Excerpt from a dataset
***

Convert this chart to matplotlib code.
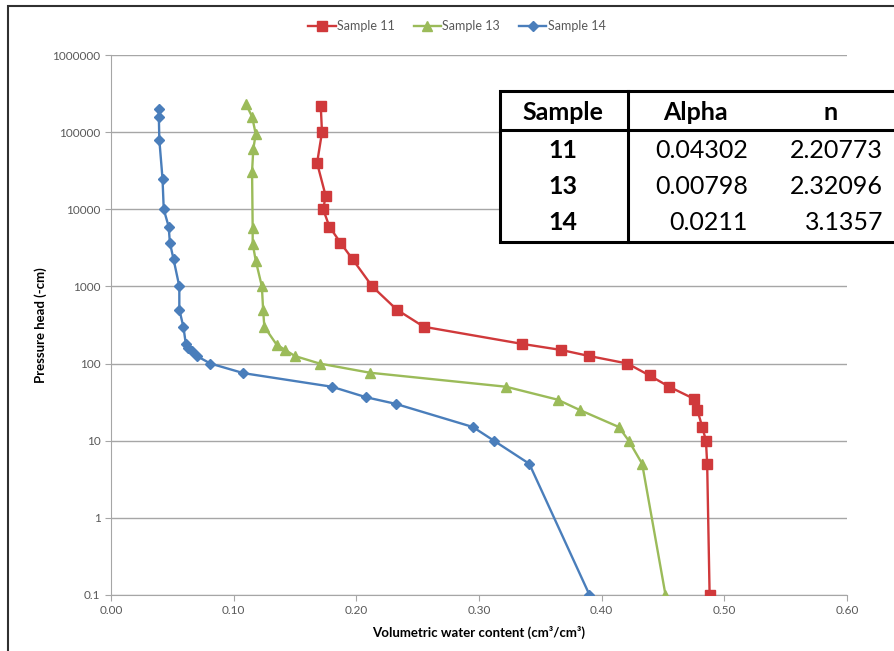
import matplotlib.pyplot as plt
from matplotlib.patches import Rectangle
from matplotlib.lines import Line2D
from matplotlib.ticker import FuncFormatter, FixedLocator, NullLocator

plt.rcParams['font.family'] = ['Lato', 'DejaVu Sans']

# --------------------------------------------------------------------
# Data
# --------------------------------------------------------------------

theta_11 = [0.171, 0.172, 0.168, 0.175, 0.173, 0.178, 0.187, 0.197, 0.213, 0.233,
            0.255, 0.335, 0.367, 0.390, 0.421, 0.439, 0.455, 0.475, 0.478, 0.482,
            0.485, 0.486, 0.488]
head_11 = [220000, 100000, 40000, 15000, 10000, 6000, 3700, 2250, 1000, 500,
           300, 180, 150, 125, 100, 70, 50, 35, 25, 15, 10, 5, 0.1]

theta_13 = [0.110, 0.115, 0.118, 0.116, 0.115, 0.1155, 0.1155, 0.118, 0.123, 0.124,
            0.125, 0.135, 0.142, 0.150, 0.170, 0.211, 0.322, 0.364, 0.382, 0.414,
            0.422, 0.433, 0.452]
head_13 = [233000, 160000, 95000, 61000, 31000, 5700, 3600, 2160, 1000, 500,
           300, 176, 150, 125, 100, 76, 50, 34, 25, 15, 10, 5, 0.1]

theta_14 = [0.039, 0.039, 0.0394, 0.042, 0.043, 0.047, 0.048, 0.051, 0.0557, 0.0557,
            0.059, 0.061, 0.063, 0.066, 0.070, 0.081, 0.108, 0.180, 0.208, 0.232,
            0.295, 0.312, 0.341, 0.390]
head_14 = [200000, 160000, 80000, 25000, 10000, 6000, 3700, 2250, 1000, 500,
           300, 180, 160, 147, 125, 100, 75, 50, 36.5, 30, 15, 10, 5, 0.1]

table_samples = ["11", "13", "14"]
table_alpha = ["0.04302", "0.00798", "0.0211"]
table_n = ["2.20773", "2.32096", "3.1357"]

x_ticks = [0.0, 0.1, 0.2, 0.3, 0.4, 0.5, 0.6]
y_ticks = [0.1, 1, 10, 100, 1000, 10000, 100000, 1000000]

RED = "#D0393B"
GREEN = "#9BBB59"
BLUE = "#4A7EBB"
GRID = "#A6A6A6"
TICK_TEXT = "#595959"

W, H = 895, 651

fig = plt.figure(figsize=(W / 100, H / 100), dpi=100)


def fx(px):
    return px / W


def fy(py):
    return 1 - py / H


# outer chart border (cut off at right and bottom like the screenshot)
fig.patches.append(Rectangle((fx(8), fy(700)), fx(1000), fy(6) - fy(700),
                             transform=fig.transFigure, fill=False,
                             edgecolor="#303030", linewidth=1.5))

ax = fig.add_axes([fx(111), fy(594.7), fx(847) - fx(111), fy(55.3) - fy(594.7)])

ax.plot(theta_11, head_11, color=RED, linewidth=1.7, marker="s", markersize=7,
        markerfacecolor=RED, markeredgecolor=RED, label="Sample 11", zorder=3)
ax.plot(theta_13, head_13, color=GREEN, linewidth=1.7, marker="^", markersize=7,
        markerfacecolor=GREEN, markeredgecolor=GREEN, label="Sample 13", zorder=3)
ax.plot(theta_14, head_14, color=BLUE, linewidth=1.7, marker="D", markersize=5.5,
        markerfacecolor=BLUE, markeredgecolor=BLUE, label="Sample 14", zorder=3)

ax.set_yscale("log")
ax.set_xlim(0, 0.6)
ax.set_ylim(0.1, 1000000)

ax.xaxis.set_major_locator(FixedLocator(x_ticks))
ax.yaxis.set_major_locator(FixedLocator(y_ticks))
ax.yaxis.set_minor_locator(NullLocator())
ax.xaxis.set_major_formatter(FuncFormatter(lambda v, p: f"{v:.2f}"))
ax.yaxis.set_major_formatter(FuncFormatter(lambda v, p: f"{v:g}" if v < 1 else f"{int(round(v))}"))

ax.grid(True, axis="y", color=GRID, linewidth=1)
ax.set_axisbelow(True)

for side in ["top", "right"]:
    ax.spines[side].set_visible(False)
for side in ["left", "bottom"]:
    ax.spines[side].set_color(GRID)

ax.tick_params(axis="both", direction="out", length=4, color=GRID,
               labelsize=8.5, labelcolor=TICK_TEXT)

ax.set_xlabel("Volumetric water content (cm³/cm³)", fontsize=9.5, fontweight="bold",
              labelpad=7)
ax.set_ylabel("Pressure head (-cm)", fontsize=9.5, fontweight="bold", labelpad=4)

fig.legend(loc="center", bbox_to_anchor=(fx(457), fy(26)), ncol=3, frameon=False,
           fontsize=9, handlelength=2.2, columnspacing=1.5, handletextpad=0.1,
           labelcolor=TICK_TEXT)

# --------------------------------------------------------------------
# Van Genuchten parameter table
# --------------------------------------------------------------------

tx0, tx1 = 500, 897
ty0, ty1 = 91, 242
fig.patches.append(Rectangle((fx(tx0), fy(ty1)), fx(tx1) - fx(tx0), fy(ty0) - fy(ty1),
                             transform=fig.transFigure, facecolor="white",
                             edgecolor="black", linewidth=2.2, zorder=5))
fig.lines.append(Line2D([fx(tx0), fx(tx1)], [fy(130), fy(130)],
                        transform=fig.transFigure, color="black", linewidth=2.2,
                        zorder=6))
fig.lines.append(Line2D([fx(628), fx(628)], [fy(ty0), fy(ty1)],
                        transform=fig.transFigure, color="black", linewidth=2.2,
                        zorder=6))

TFS = 18
fig.text(fx(563), fy(112), "Sample", ha="center", va="center", fontsize=TFS,
         fontweight="bold", zorder=7)
fig.text(fx(695), fy(112), "Alpha", ha="center", va="center", fontsize=TFS,
         fontweight="bold", zorder=7)
fig.text(fx(831), fy(112), "n", ha="center", va="center", fontsize=TFS,
         fontweight="bold", zorder=7)

row_y = [150, 186, 222]
for yy, s, a, n in zip(row_y, table_samples, table_alpha, table_n):
    fig.text(fx(563), fy(yy), s, ha="center", va="center", fontsize=TFS,
             fontweight="bold", zorder=7)
    fig.text(fx(748), fy(yy), a, ha="right", va="center", fontsize=TFS, zorder=7)
    fig.text(fx(883), fy(yy), n, ha="right", va="center", fontsize=TFS, zorder=7)

fig.savefig("out.png", dpi=100)
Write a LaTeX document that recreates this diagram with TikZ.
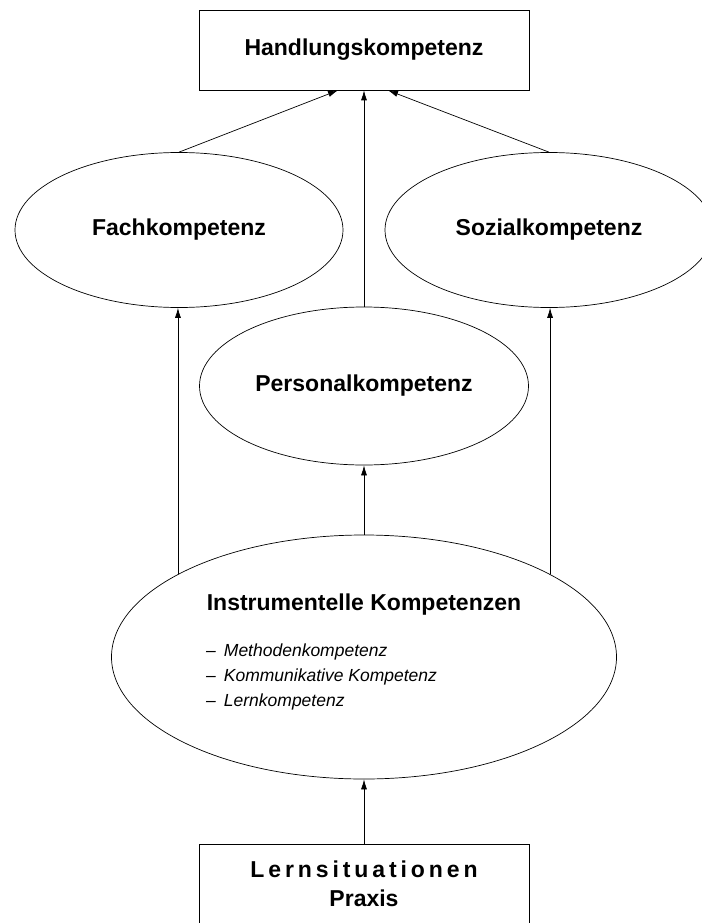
\documentclass[tikz,border=0pt]{standalone}
\usepackage{fontspec}
\setsansfont{Liberation Sans}
\usetikzlibrary{arrows.meta,calc,shapes.geometric}

\tikzset{
  kbox/.style={draw, line width=0.7pt, minimum width=330pt, minimum height=80pt,
    inner sep=0pt, align=center, font=\sffamily\bfseries\fontsize{23}{29}\selectfont},
  kell/.style={draw, ellipse, line width=0.7pt, inner sep=0pt,
    font=\sffamily\bfseries\fontsize{23}{27}\selectfont},
  pfeil/.style={-{Latex[length=10pt,width=6pt]}, line width=0.7pt},
}

\begin{document}
\begin{tikzpicture}[x=1pt,y=-1pt]
    \useasboundingbox (0,0) rectangle (701,923);
    \node[kbox] (hk) at (364,50) {Handlungskompetenz};
    \node[kell, minimum width=328pt, minimum height=155pt] (fach) at (179,230) {Fachkompetenz};
    \node[kell, minimum width=328pt, minimum height=155pt] (sozial) at (549,230) {Sozialkompetenz};
    \node[kell, minimum width=329pt, minimum height=158pt] (personal) at (364,386) {Personalkompetenz};
    \node[kell, minimum width=505pt, minimum height=244pt] (instr) at (364,657) {};
    \node[font=\sffamily\bfseries\fontsize{23}{27}\selectfont] (instrtitel) at (364,605) {Instrumentelle Kompetenzen};
    \node[anchor=west, align=left, inner sep=0pt,
      font=\sffamily\itshape\fontsize{17.5}{25}\selectfont] (instrliste) at (206,677)
      {--\hspace{8pt}Methodenkompetenz\\ --\hspace{8pt}Kommunikative Kompetenz\\ --\hspace{8pt}Lernkompetenz};
    \node[kbox] (lern) at (364,884) {{\addfontfeature{LetterSpace=17}Lernsituationen}\\ Praxis};
    % Pfeile nach oben
    \draw[pfeil] (fach.north) -- ($(hk.south)+(-26,0)$);
    \draw[pfeil] (personal.north) -- (hk.south);
    \draw[pfeil] (sozial.north) -- ($(hk.south)+(24,0)$);
    \draw[pfeil] (instr.156) -- (instr.156 |- fach.south);
    \draw[pfeil] (instr.24) -- (instr.24 |- sozial.south);
    \draw[pfeil] (instr.north) -- (personal.south);
    \draw[pfeil] (lern.north) -- (instr.south);
  \end{tikzpicture}
\end{document}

***

GIVEN TASK: Sift the material for lines with the string "matplotlib". Copy each one found.

RESPONSE FOR THIS EXERCISE:
Convert this chart to matplotlib code.
import matplotlib.pyplot as plt
from matplotlib.patches import Rectangle
from matplotlib.lines import Line2D
from matplotlib.ticker import FuncFormatter, FixedLocator, NullLocator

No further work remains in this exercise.